--- Data ---
-*-

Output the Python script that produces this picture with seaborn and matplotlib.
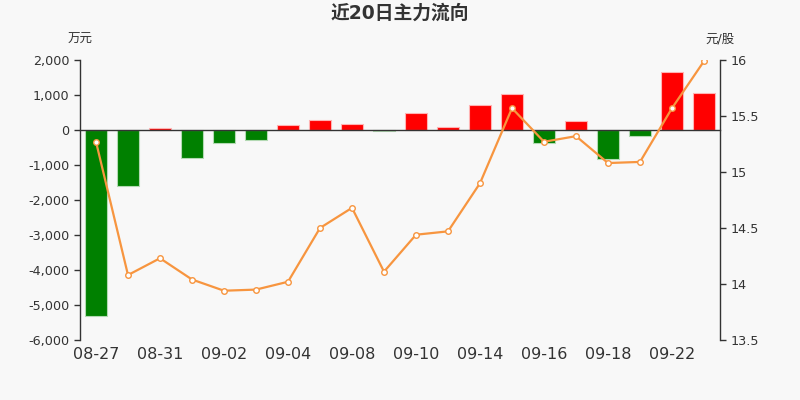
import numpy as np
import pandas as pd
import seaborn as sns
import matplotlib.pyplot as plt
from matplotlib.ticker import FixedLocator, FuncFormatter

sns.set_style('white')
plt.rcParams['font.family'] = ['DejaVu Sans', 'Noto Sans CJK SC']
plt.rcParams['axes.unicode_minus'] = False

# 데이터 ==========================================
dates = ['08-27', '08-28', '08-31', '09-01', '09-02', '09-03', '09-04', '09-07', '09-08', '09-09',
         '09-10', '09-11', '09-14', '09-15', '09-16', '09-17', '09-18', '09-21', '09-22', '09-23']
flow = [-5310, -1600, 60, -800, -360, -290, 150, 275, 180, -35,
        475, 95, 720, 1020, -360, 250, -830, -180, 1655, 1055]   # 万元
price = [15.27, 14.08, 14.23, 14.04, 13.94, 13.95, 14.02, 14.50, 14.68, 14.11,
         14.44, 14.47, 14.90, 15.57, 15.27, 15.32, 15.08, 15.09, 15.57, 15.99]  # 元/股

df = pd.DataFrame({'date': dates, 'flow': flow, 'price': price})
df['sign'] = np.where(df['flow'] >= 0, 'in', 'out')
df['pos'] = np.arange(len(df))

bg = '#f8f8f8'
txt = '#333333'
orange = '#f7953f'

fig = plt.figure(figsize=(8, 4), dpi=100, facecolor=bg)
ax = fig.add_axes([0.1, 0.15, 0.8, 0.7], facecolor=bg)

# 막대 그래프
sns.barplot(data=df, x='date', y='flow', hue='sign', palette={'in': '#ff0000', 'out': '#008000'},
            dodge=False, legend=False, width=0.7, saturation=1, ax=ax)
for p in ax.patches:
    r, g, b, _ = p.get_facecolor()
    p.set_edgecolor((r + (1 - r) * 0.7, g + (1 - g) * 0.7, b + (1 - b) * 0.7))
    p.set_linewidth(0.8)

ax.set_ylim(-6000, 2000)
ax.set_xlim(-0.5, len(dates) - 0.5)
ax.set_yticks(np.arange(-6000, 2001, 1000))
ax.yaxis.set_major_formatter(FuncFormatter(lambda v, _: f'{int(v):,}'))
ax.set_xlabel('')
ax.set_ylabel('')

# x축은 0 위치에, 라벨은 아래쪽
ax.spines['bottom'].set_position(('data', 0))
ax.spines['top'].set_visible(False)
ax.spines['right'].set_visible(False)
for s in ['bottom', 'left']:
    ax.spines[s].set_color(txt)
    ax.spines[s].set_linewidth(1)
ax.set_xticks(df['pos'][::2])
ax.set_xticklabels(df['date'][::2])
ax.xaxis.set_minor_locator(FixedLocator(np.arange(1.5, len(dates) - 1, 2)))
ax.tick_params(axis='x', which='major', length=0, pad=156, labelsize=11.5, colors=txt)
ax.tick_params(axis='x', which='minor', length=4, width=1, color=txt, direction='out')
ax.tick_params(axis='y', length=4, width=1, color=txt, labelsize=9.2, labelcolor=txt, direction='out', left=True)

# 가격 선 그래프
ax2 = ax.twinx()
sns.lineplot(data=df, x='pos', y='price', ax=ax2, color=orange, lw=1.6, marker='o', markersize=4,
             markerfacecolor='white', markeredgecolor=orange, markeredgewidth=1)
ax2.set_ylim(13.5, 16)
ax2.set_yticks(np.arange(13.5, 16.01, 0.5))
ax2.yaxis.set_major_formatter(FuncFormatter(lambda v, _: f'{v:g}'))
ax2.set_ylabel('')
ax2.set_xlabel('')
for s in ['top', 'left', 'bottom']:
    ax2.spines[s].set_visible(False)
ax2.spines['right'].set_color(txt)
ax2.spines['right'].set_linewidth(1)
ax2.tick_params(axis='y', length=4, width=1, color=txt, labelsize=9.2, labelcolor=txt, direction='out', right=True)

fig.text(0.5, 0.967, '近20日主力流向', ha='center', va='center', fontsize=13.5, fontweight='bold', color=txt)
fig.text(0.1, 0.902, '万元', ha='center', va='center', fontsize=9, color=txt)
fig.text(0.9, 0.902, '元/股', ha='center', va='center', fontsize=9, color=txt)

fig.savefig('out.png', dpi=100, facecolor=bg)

-*-

--- To be done ---
Transcribe the full listing above exactly, with the images removed.

--- Worked solution ---
Output the Python script that produces this picture with seaborn and matplotlib.
import numpy as np
import pandas as pd
import seaborn as sns
import matplotlib.pyplot as plt
from matplotlib.ticker import FixedLocator, FuncFormatter

sns.set_style('white')
plt.rcParams['font.family'] = ['DejaVu Sans', 'Noto Sans CJK SC']
plt.rcParams['axes.unicode_minus'] = False

# 데이터 ==========================================
dates = ['08-27', '08-28', '08-31', '09-01', '09-02', '09-03', '09-04', '09-07', '09-08', '09-09',
         '09-10', '09-11', '09-14', '09-15', '09-16', '09-17', '09-18', '09-21', '09-22', '09-23']
flow = [-5310, -1600, 60, -800, -360, -290, 150, 275, 180, -35,
        475, 95, 720, 1020, -360, 250, -830, -180, 1655, 1055]   # 万元
price = [15.27, 14.08, 14.23, 14.04, 13.94, 13.95, 14.02, 14.50, 14.68, 14.11,
         14.44, 14.47, 14.90, 15.57, 15.27, 15.32, 15.08, 15.09, 15.57, 15.99]  # 元/股

df = pd.DataFrame({'date': dates, 'flow': flow, 'price': price})
df['sign'] = np.where(df['flow'] >= 0, 'in', 'out')
df['pos'] = np.arange(len(df))

bg = '#f8f8f8'
txt = '#333333'
orange = '#f7953f'

fig = plt.figure(figsize=(8, 4), dpi=100, facecolor=bg)
ax = fig.add_axes([0.1, 0.15, 0.8, 0.7], facecolor=bg)

# 막대 그래프
sns.barplot(data=df, x='date', y='flow', hue='sign', palette={'in': '#ff0000', 'out': '#008000'},
            dodge=False, legend=False, width=0.7, saturation=1, ax=ax)
for p in ax.patches:
    r, g, b, _ = p.get_facecolor()
    p.set_edgecolor((r + (1 - r) * 0.7, g + (1 - g) * 0.7, b + (1 - b) * 0.7))
    p.set_linewidth(0.8)

ax.set_ylim(-6000, 2000)
ax.set_xlim(-0.5, len(dates) - 0.5)
ax.set_yticks(np.arange(-6000, 2001, 1000))
ax.yaxis.set_major_formatter(FuncFormatter(lambda v, _: f'{int(v):,}'))
ax.set_xlabel('')
ax.set_ylabel('')

# x축은 0 위치에, 라벨은 아래쪽
ax.spines['bottom'].set_position(('data', 0))
ax.spines['top'].set_visible(False)
ax.spines['right'].set_visible(False)
for s in ['bottom', 'left']:
    ax.spines[s].set_color(txt)
    ax.spines[s].set_linewidth(1)
ax.set_xticks(df['pos'][::2])
ax.set_xticklabels(df['date'][::2])
ax.xaxis.set_minor_locator(FixedLocator(np.arange(1.5, len(dates) - 1, 2)))
ax.tick_params(axis='x', which='major', length=0, pad=156, labelsize=11.5, colors=txt)
ax.tick_params(axis='x', which='minor', length=4, width=1, color=txt, direction='out')
ax.tick_params(axis='y', length=4, width=1, color=txt, labelsize=9.2, labelcolor=txt, direction='out', left=True)

# 가격 선 그래프
ax2 = ax.twinx()
sns.lineplot(data=df, x='pos', y='price', ax=ax2, color=orange, lw=1.6, marker='o', markersize=4,
             markerfacecolor='white', markeredgecolor=orange, markeredgewidth=1)
ax2.set_ylim(13.5, 16)
ax2.set_yticks(np.arange(13.5, 16.01, 0.5))
ax2.yaxis.set_major_formatter(FuncFormatter(lambda v, _: f'{v:g}'))
ax2.set_ylabel('')
ax2.set_xlabel('')
for s in ['top', 'left', 'bottom']:
    ax2.spines[s].set_visible(False)
ax2.spines['right'].set_color(txt)
ax2.spines['right'].set_linewidth(1)
ax2.tick_params(axis='y', length=4, width=1, color=txt, labelsize=9.2, labelcolor=txt, direction='out', right=True)

fig.text(0.5, 0.967, '近20日主力流向', ha='center', va='center', fontsize=13.5, fontweight='bold', color=txt)
fig.text(0.1, 0.902, '万元', ha='center', va='center', fontsize=9, color=txt)
fig.text(0.9, 0.902, '元/股', ha='center', va='center', fontsize=9, color=txt)

fig.savefig('out.png', dpi=100, facecolor=bg)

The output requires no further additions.